--- Start ---

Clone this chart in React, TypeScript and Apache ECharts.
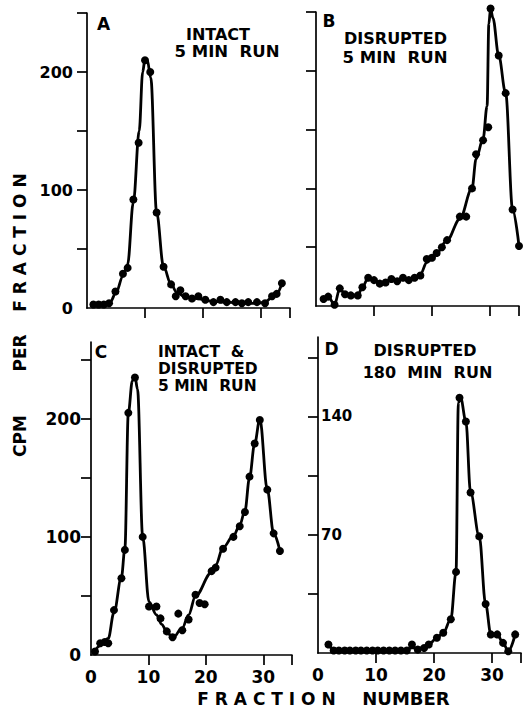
import React, { useEffect, useRef } from "react";
import * as echarts from "echarts";

// ---- Data (fraction number, CPM per fraction) ----
const dotsA: [number, number][] = [
  [1.1, 3], [2, 3], [2.9, 3], [3.8, 4], [4.9, 14], [6.2, 29], [7, 34], [8, 92], [8.9, 140],
  [10, 210], [10.9, 200], [12, 81], [13.2, 35], [14.5, 20], [15.3, 10], [16.1, 15], [17, 10],
  [18.1, 8], [19.2, 10], [20.4, 7], [21.8, 5], [23, 7], [24.1, 5], [25.6, 5], [26.7, 4],
  [27.8, 5], [29.3, 5], [30.7, 4], [31.9, 10], [32.7, 12], [33.6, 21],
];
const curveA: [number, number][] = [
  [1, 2], [3, 2.5], [4, 5], [5, 13], [6.2, 27], [7, 37], [8, 90], [9, 150], [9.6, 200],
  [10, 211], [10.4, 210], [11, 195], [12, 81], [13.2, 35], [14.5, 20], [15.5, 13], [17, 9],
  [19, 8], [21, 6], [24, 5], [27, 4], [29.5, 4], [30.7, 5], [31.9, 9], [32.7, 12], [33.6, 21],
];

const dotsB: [number, number][] = [
  [1.3, 6], [2.1, 8], [3.2, 1], [4.1, 15], [5, 10], [6, 9], [7.2, 9], [8, 16], [9, 24], [10, 22],
  [11, 19], [12, 20], [13, 23], [14, 21], [15, 24], [16, 22], [17, 24], [18, 26], [19.1, 40],
  [20, 41], [20.8, 45], [21.7, 50], [22.6, 56], [24.8, 76], [25.9, 76], [26.9, 100],
  [27.6, 129], [28.8, 141], [29.7, 152], [30.1, 253], [31.5, 213], [32.7, 181], [33.9, 82],
  [35, 51],
];
const curveB: [number, number][] = [
  [1.3, 6], [2.1, 8], [3.2, 1], [4.1, 15], [5, 10], [6, 9], [7.2, 9], [8, 16], [9, 24], [10, 22],
  [11, 19], [12, 20], [13, 23], [14, 21], [15, 24], [16, 22], [17, 24], [18, 27], [19.1, 37],
  [20.8, 45], [22.6, 56], [24.8, 74], [26.9, 100], [27.6, 125], [28.8, 142], [29.5, 170],
  [29.8, 240], [30.1, 253], [30.5, 245], [31.5, 213], [32.7, 181], [33.9, 82], [35, 51],
];

const dotsC: [number, number][] = [
  [0.7, 3], [1.6, 10], [2.4, 11], [3, 10], [4, 38], [5.3, 65], [5.9, 89], [6.5, 205],
  [7.65, 235], [9, 100], [10.1, 41], [11.4, 41], [12.1, 31], [13.2, 20], [14.2, 15], [15.2, 35],
  [15.9, 21], [17, 30], [18.2, 51], [18.9, 44], [19.8, 43], [21, 71], [21.7, 74], [23, 90],
  [24.8, 100], [25.9, 109], [26.8, 121], [27.6, 151], [28.5, 179], [29.4, 199], [30.7, 140],
  [31.8, 103], [32.9, 88],
];
const curveC: [number, number][] = [
  [0.5, 2], [1.6, 8], [3, 14], [4, 36], [5.3, 66], [5.9, 90], [6.5, 205], [7.2, 232],
  [7.65, 236], [8.1, 225], [9, 100], [10.1, 45], [11.4, 34], [12.3, 26], [13.2, 20],
  [14.2, 14], [15.9, 23], [17, 34], [18.2, 50], [21, 70], [21.7, 76], [23, 91], [24.8, 101],
  [25.9, 110], [26.8, 122], [27.6, 150], [28.5, 179], [29.4, 200], [30.7, 140], [31.8, 103],
  [32.9, 88],
];

const dotsD: [number, number][] = [
  [1.8, 5], [2.7, 1.5], [3.6, 1.5], [4.6, 1.5], [5.5, 1.5], [6.5, 1.5], [7.4, 1.5], [8.4, 1.5],
  [9.4, 1.5], [10.3, 1.5], [11.3, 1.5], [12.3, 1.5], [13.3, 1.5], [14.3, 1.5], [15.3, 1.5],
  [16.2, 5], [17.2, 2], [18.3, 3], [19.1, 5], [20.5, 9], [21.6, 12], [22.9, 20], [23.8, 48],
  [24.4, 151], [25.5, 137], [26.3, 95], [27.8, 69], [28.9, 29], [29.8, 11], [30.9, 11],
  [31.9, 6], [32.8, 1], [34, 11],
];
const curveD: [number, number][] = [
  [1.8, 5], [3, 1.5], [15, 1.5], [16.2, 3], [18.3, 3], [19.1, 5], [20.5, 9], [21.6, 12],
  [22.9, 20], [23.8, 48], [24.2, 148], [24.6, 151], [25.5, 137], [26.3, 95], [27.8, 69],
  [28.9, 29], [29.8, 11], [30.9, 11], [31.9, 6], [32.8, 1], [34, 11],
];

// ticks and labels
const xTicks = [10, 20, 30, 35];
const xLabels = [0, 10, 20, 30];
const cpmTicks = [50, 100, 150, 200, 250];
const cpmLabels = [0, 100, 200];
const dTicks = [35, 70, 105, 140, 175];
const dLabels = [70, 140];

const FONT = '"DejaVu Sans", sans-serif';
const BLACK = "#000";

function xAxis(gridIndex: number, showLabels: boolean) {
  return {
    type: "value",
    gridIndex,
    min: 0,
    max: 35,
    axisLine: { show: true, onZero: false, lineStyle: { color: BLACK, width: 1.7 } },
    axisTick: { show: true, length: 10, customValues: xTicks, lineStyle: { color: BLACK, width: 1.7 } },
    axisLabel: {
      show: showLabels,
      customValues: xLabels,
      fontSize: 17,
      fontWeight: "bold",
      fontFamily: FONT,
      color: BLACK,
      margin: 13,
    },
    splitLine: { show: false },
  };
}

function yAxis(
  gridIndex: number,
  max: number,
  ticks: number[],
  labels: number[],
  inside: boolean,
  fontSize: number,
  margin: number
) {
  return {
    type: "value",
    gridIndex,
    min: 0,
    max,
    axisLine: { show: true, onZero: false, lineStyle: { color: BLACK, width: 1.7 } },
    axisTick: { show: true, length: 10, customValues: ticks, lineStyle: { color: BLACK, width: 1.7 } },
    axisLabel: {
      show: labels.length > 0,
      customValues: labels,
      inside,
      fontSize,
      fontWeight: "bold",
      fontFamily: FONT,
      color: BLACK,
      margin,
    },
    splitLine: { show: false },
  };
}

function panelSeries(i: number, curve: [number, number][], dots: [number, number][]) {
  return [
    {
      type: "line",
      xAxisIndex: i,
      yAxisIndex: i,
      data: curve,
      smooth: 0.35,
      smoothMonotone: "x",
      showSymbol: false,
      clip: false,
      lineStyle: { color: BLACK, width: 2.8, opacity: 1 },
      silent: true,
    },
    {
      type: "scatter",
      xAxisIndex: i,
      yAxisIndex: i,
      data: dots,
      symbol: "circle",
      symbolSize: 8,
      clip: false,
      itemStyle: { color: BLACK, opacity: 1 },
      silent: true,
    },
  ];
}

function txt(
  x: number,
  y: number,
  text: string,
  size: number,
  align = "center",
  rotation = 0,
  lineHeight = 15
) {
  return {
    type: "text",
    x,
    y,
    rotation,
    silent: true,
    style: {
      text,
      font: `bold ${size}px ${FONT}`,
      fill: BLACK,
      textAlign: align,
      textVerticalAlign: "middle",
      lineHeight,
    },
  };
}

export default function App() {
  const ref = useRef<HTMLDivElement>(null);
  useEffect(() => {
    if (!ref.current) return;
    const chart = echarts.init(ref.current, null, { renderer: "svg" });
    chart.setOption({
      animation: false,
      backgroundColor: "#fff",
      grid: [
        { left: 87, top: 13, width: 203, height: 295 },
        { left: 316, top: 12, width: 203, height: 294 },
        { left: 91, top: 342, width: 201, height: 313 },
        { left: 318, top: 337, width: 203, height: 316 },
      ],
      xAxis: [xAxis(0, false), xAxis(1, false), xAxis(2, true), xAxis(3, true)],
      yAxis: [
        yAxis(0, 250, cpmTicks, cpmLabels, false, 16, 14),
        yAxis(1, 250, cpmTicks, [], false, 16, 14),
        yAxis(2, 265, cpmTicks, cpmLabels, false, 17, 10),
        yAxis(3, 187, dTicks, dLabels, true, 15, 3),
      ],
      series: [
        ...panelSeries(0, curveA, dotsA),
        ...panelSeries(1, curveB, dotsB),
        ...panelSeries(2, curveC, dotsC),
        ...panelSeries(3, curveD, dotsD),
      ],
      graphic: [
        txt(103.5, 24, "A", 17),
        txt(218, 34, "INTACT", 16),
        txt(227, 51.5, "5 MIN  RUN", 16.5),
        txt(329, 21, "B", 17),
        txt(395.5, 38.5, "DISRUPTED", 16),
        txt(395, 57.5, "5 MIN  RUN", 16.5),
        txt(101, 351.5, "C", 17),
        txt(158, 351.8, "INTACT  &", 15.5, "left"),
        txt(158, 368.8, "DISRUPTED", 15.5, "left"),
        txt(158, 385.8, "5 MIN  RUN", 15.5, "left"),
        txt(331.5, 348.5, "D", 17),
        txt(425, 350, "DISRUPTED", 16),
        txt(427.5, 372.5, "180  MIN  RUN", 16),
        txt(20, 436, "CPM", 17, "center", Math.PI / 2),
        txt(20, 353, "PER", 17, "center", Math.PI / 2),
        txt(20, 242.5, "F R A C T I O N", 17, "center", Math.PI / 2),
        txt(266.5, 698.5, "F R A C T I O N", 17),
        txt(406, 698.5, "NUMBER", 18),
      ],
    });
    return () => chart.dispose();
  }, []);
  return (
    <div
      ref={ref}
      style={{ position: "fixed", left: 0, top: 0, width: 528, height: 711, background: "#fff" }}
    />
  );
}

--- End ---

[The problem]:
Quote, please, every line of the material above from its start through the line that has "import * as", reproducing the words exactly and dropping any images.

[Response to the exercise]:
Clone this chart in React, TypeScript and Apache ECharts.
import React, { useEffect, useRef } from "react";
import * as echarts from "echarts";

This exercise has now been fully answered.